When I started riding with serious riders back in the 1980s I would see everyone running a gloved hand across the surface of their tires on a regular basis - while still riding. At first, I thought they were trying to keep their hands warm with friction until I realized that they were trying to avoid flat tires. Each time there was a suspicion that the group had just ridden through broken glass on the road, you could hear gloves running over the front and then rear tire on each bike. (Note that they were alway wearing gloves - do not attempt this without gloves) Light pressure was the key, just barely touching the tire surface was enough to dislodge the glass.
Then, like now, road bike tires are made to be very light while withstanding high pressure. That meant thin casings and thin rubber due to limitations in the materials available during the period. That also meant that glass had little between its sparkling sharp edges and the inner tube that held the air.
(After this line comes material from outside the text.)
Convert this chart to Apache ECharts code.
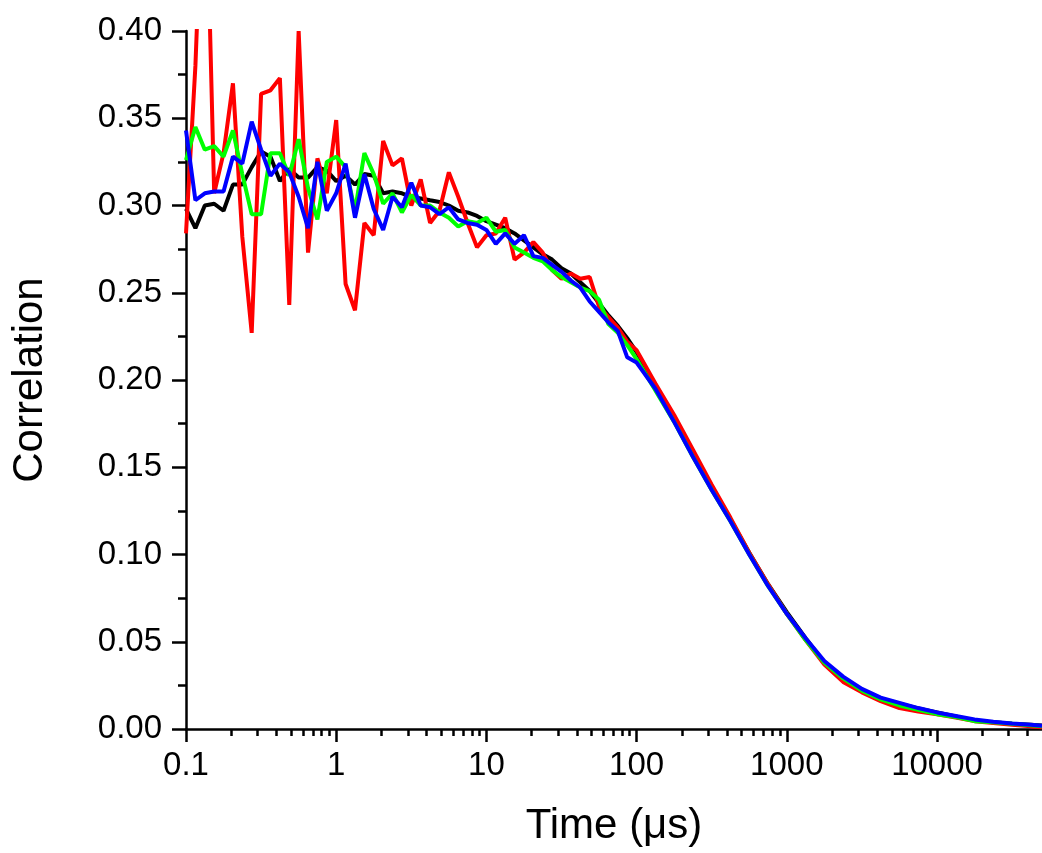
<!DOCTYPE html>
<html lang="en">
<head>
<meta charset="UTF-8">
<title>Correlation curves</title>
<style>
html, body { margin: 0; padding: 0; background: #fff; }
#chart { width: 1042px; height: 853px; }
</style>
</head>
<body>
<div id="chart"></div>
<script src="https://cdn.jsdelivr.net/npm/echarts@6/dist/echarts.min.js"></script>
<script>
// lag times in microseconds
var times = [
  0.1, 0.1155, 0.1334, 0.154, 0.1778, 0.2054, 0.2371, 0.2738, 0.3162, 0.3652, 0.4217, 0.487, 0.5623, 0.6494, 0.7499, 0.866,
  1, 1.155, 1.334, 1.54, 1.778, 2.054, 2.371, 2.738, 3.162, 3.652, 4.217, 4.87, 5.623, 6.494, 7.499, 8.66,
  10, 11.55, 13.34, 15.4, 17.78, 20.54, 23.71, 27.38, 31.62, 36.52, 42.17, 48.7, 56.23, 64.94, 74.99, 86.6,
  100, 133.4, 177.8, 237.1, 316.2, 421.7, 562.3, 749.9,
  1000, 1334, 1778, 2371, 3162, 4217, 5623, 7499,
  10000, 13340, 17780, 23710, 31620, 42170, 50000
];

var blackVals = [
  0.298, 0.287, 0.300, 0.301, 0.297, 0.312, 0.312, 0.322, 0.331, 0.328, 0.314, 0.321, 0.316, 0.316, 0.322, 0.320,
  0.314, 0.317, 0.312, 0.318, 0.317, 0.307, 0.308, 0.307, 0.305, 0.304, 0.303, 0.302, 0.300, 0.297, 0.296, 0.294,
  0.291, 0.289, 0.287, 0.284, 0.280, 0.276, 0.272, 0.269, 0.264, 0.261, 0.256, 0.251, 0.244, 0.237, 0.231, 0.224,
  0.216, 0.196, 0.177, 0.158, 0.139, 0.120, 0.101, 0.083,
  0.067, 0.052, 0.038, 0.029, 0.0225, 0.0175, 0.0145, 0.0118,
  0.0095, 0.0072, 0.0048, 0.0038, 0.003, 0.0024, 0.002
];

var redVals = [
  0.284, 0.38, 0.52, 0.307, 0.33, 0.370, 0.282, 0.227, 0.364, 0.366, 0.373, 0.243, 0.400, 0.273, 0.327, 0.307,
  0.349, 0.255, 0.240, 0.290, 0.283, 0.337, 0.323, 0.327, 0.300, 0.315, 0.290, 0.297, 0.319, 0.305, 0.290, 0.276,
  0.283, 0.284, 0.293, 0.269, 0.273, 0.279, 0.273, 0.263, 0.258, 0.261, 0.258, 0.259, 0.242, 0.236, 0.230, 0.222,
  0.217, 0.198, 0.180, 0.160, 0.140, 0.121, 0.101, 0.083,
  0.066, 0.051, 0.037, 0.027, 0.021, 0.016, 0.012, 0.010,
  0.0085, 0.0065, 0.0045, 0.0035, 0.0025, 0.0015, 0.001
];

var greenVals = [
  0.326, 0.345, 0.332, 0.334, 0.328, 0.343, 0.318, 0.295, 0.295, 0.330, 0.330, 0.317, 0.338, 0.310, 0.292, 0.325,
  0.328, 0.322, 0.297, 0.330, 0.318, 0.301, 0.307, 0.296, 0.306, 0.300, 0.300, 0.296, 0.293, 0.288, 0.291, 0.290,
  0.293, 0.285, 0.286, 0.276, 0.273, 0.270, 0.268, 0.263, 0.259, 0.256, 0.253, 0.251, 0.246, 0.232, 0.227, 0.220,
  0.212, 0.194, 0.176, 0.156, 0.137, 0.119, 0.100, 0.082,
  0.066, 0.051, 0.038, 0.029, 0.022, 0.017, 0.0135, 0.011,
  0.0085, 0.0068, 0.0045, 0.0038, 0.003, 0.0022, 0.0015
];

var blueVals = [
  0.343, 0.303, 0.307, 0.308, 0.308, 0.328, 0.324, 0.348, 0.332, 0.317, 0.324, 0.319, 0.305, 0.287, 0.325, 0.297,
  0.307, 0.324, 0.293, 0.318, 0.298, 0.286, 0.305, 0.299, 0.313, 0.300, 0.299, 0.295, 0.299, 0.292, 0.290, 0.289,
  0.286, 0.278, 0.284, 0.278, 0.283, 0.271, 0.270, 0.266, 0.262, 0.257, 0.253, 0.245, 0.239, 0.233, 0.228, 0.213,
  0.210, 0.195, 0.176, 0.156, 0.137, 0.119, 0.100, 0.082,
  0.066, 0.052, 0.039, 0.030, 0.023, 0.018, 0.015, 0.012,
  0.0095, 0.0075, 0.0055, 0.0042, 0.0032, 0.0025, 0.0018
];

var majorTicks = [0.1, 1, 10, 100, 1000, 10000];
var minorTicks = [
  0.2, 0.3, 0.4, 0.5, 0.6, 0.7, 0.8, 0.9,
  2, 3, 4, 5, 6, 7, 8, 9,
  20, 30, 40, 50, 60, 70, 80, 90,
  200, 300, 400, 500, 600, 700, 800, 900,
  2000, 3000, 4000, 5000, 6000, 7000, 8000, 9000,
  20000, 30000, 40000
];

function pairs(vals) {
  return times.map(function (t, i) { return [t, vals[i]]; });
}

var font = '"Liberation Sans", Arial, sans-serif';
var chart = echarts.init(document.getElementById('chart'));

function line(name, color, vals) {
  return {
    name: name,
    type: 'line',
    xAxisIndex: 0,
    data: pairs(vals),
    showSymbol: false,
    symbol: 'none',
    clip: true,
    lineStyle: { color: color, width: 4 },
    itemStyle: { color: color }
  };
}

chart.setOption({
  animation: false,
  backgroundColor: '#ffffff',
  grid: { left: 186, top: 31, width: 858, height: 698 },
  xAxis: [
    {
      type: 'log',
      min: 0.1,
      max: 50000,
      name: 'Time (\u03bcs)',
      nameLocation: 'middle',
      nameGap: 76,
      nameTextStyle: { fontFamily: font, fontSize: 42, color: '#000' },
      axisLine: { show: true, onZero: false, lineStyle: { color: '#000', width: 2.5 } },
      axisTick: { show: true, inside: false, length: 13, customValues: majorTicks, lineStyle: { color: '#000', width: 2.5 } },
      axisLabel: {
        customValues: majorTicks,
        margin: 20,
        fontFamily: font,
        fontSize: 33,
        color: '#000',
        formatter: function (v) { return String(+Number(v).toPrecision(6)); }
      },
      splitLine: { show: false }
    },
    {
      type: 'log',
      min: 0.1,
      max: 50000,
      position: 'bottom',
      axisLine: { show: false },
      axisTick: { show: true, inside: false, length: 7, customValues: minorTicks, lineStyle: { color: '#000', width: 2.5 } },
      axisLabel: { show: false },
      splitLine: { show: false }
    }
  ],
  yAxis: {
    type: 'value',
    min: 0,
    max: 0.4,
    interval: 0.05,
    name: 'Correlation',
    nameLocation: 'middle',
    nameRotate: 90,
    nameGap: 135,
    nameTextStyle: { fontFamily: font, fontSize: 42, color: '#000' },
    axisLine: { show: true, lineStyle: { color: '#000', width: 2.5 } },
    axisTick: { show: true, inside: false, length: 14, lineStyle: { color: '#000', width: 2.5 } },
    minorTick: { show: true, splitNumber: 2, length: 8, lineStyle: { color: '#000', width: 2.5 } },
    axisLabel: {
      margin: 24,
      fontFamily: font,
      fontSize: 33,
      color: '#000',
      formatter: function (v) { return v.toFixed(2); }
    },
    splitLine: { show: false }
  },
  series: [
    line('black', '#000000', blackVals),
    line('red', '#ff0000', redVals),
    line('green', '#00ff00', greenVals),
    line('blue', '#0000ff', blueVals)
  ]
});
</script>
</body>
</html>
Cyclist learned that if they could knock the glass off of the tire surface before it could embed itself into the outer rubber then a flat could likely be avoided. Also, gloves were made with real leather palms and mesh backs that left a cool suntan with a characteristic oval on the back of your hand. None of this synthetic stuff you see in gloves today. The old gloves could easily withstand the friction of touching a moving tire.
I wanted to be cool like the other guys, so I started copying their rubbing behavior and proceeded to get my hand stuck between the spinning rear tire and the seat tube. This served to lock my back wheel, produce a long skid and ended with me falling over in a dead stop with my right hand stuck behind my right leg. Yep, cool as they come. Apparently there was some technique required and where you place your hand in proximity to frame and wheel is important.
Later as Aramid fibers (think Kevlar) became less expensive and more available, they were incorporated under the tread in bike tires to increase their resistance to punctures. Riders had fewer punctures and apparently the art (and necessity) of tire rubbing was no longer passed-on to beginning cyclists. Being the Luddite that I am, old habits die hard and I still rub my tires after riding through glass though I do not get my hand caught anymore. I really did not think about this ritual until I was riding with a friend last month and he asked me what I was doing - when the student is ready, the teacher appears - I could pass tradition to another rider.
He was kind and acted interested, but I could tell he did not share my enthusiasm for this behavior. Maybe some day he will understand - until then he better keep a flat repair kit handy.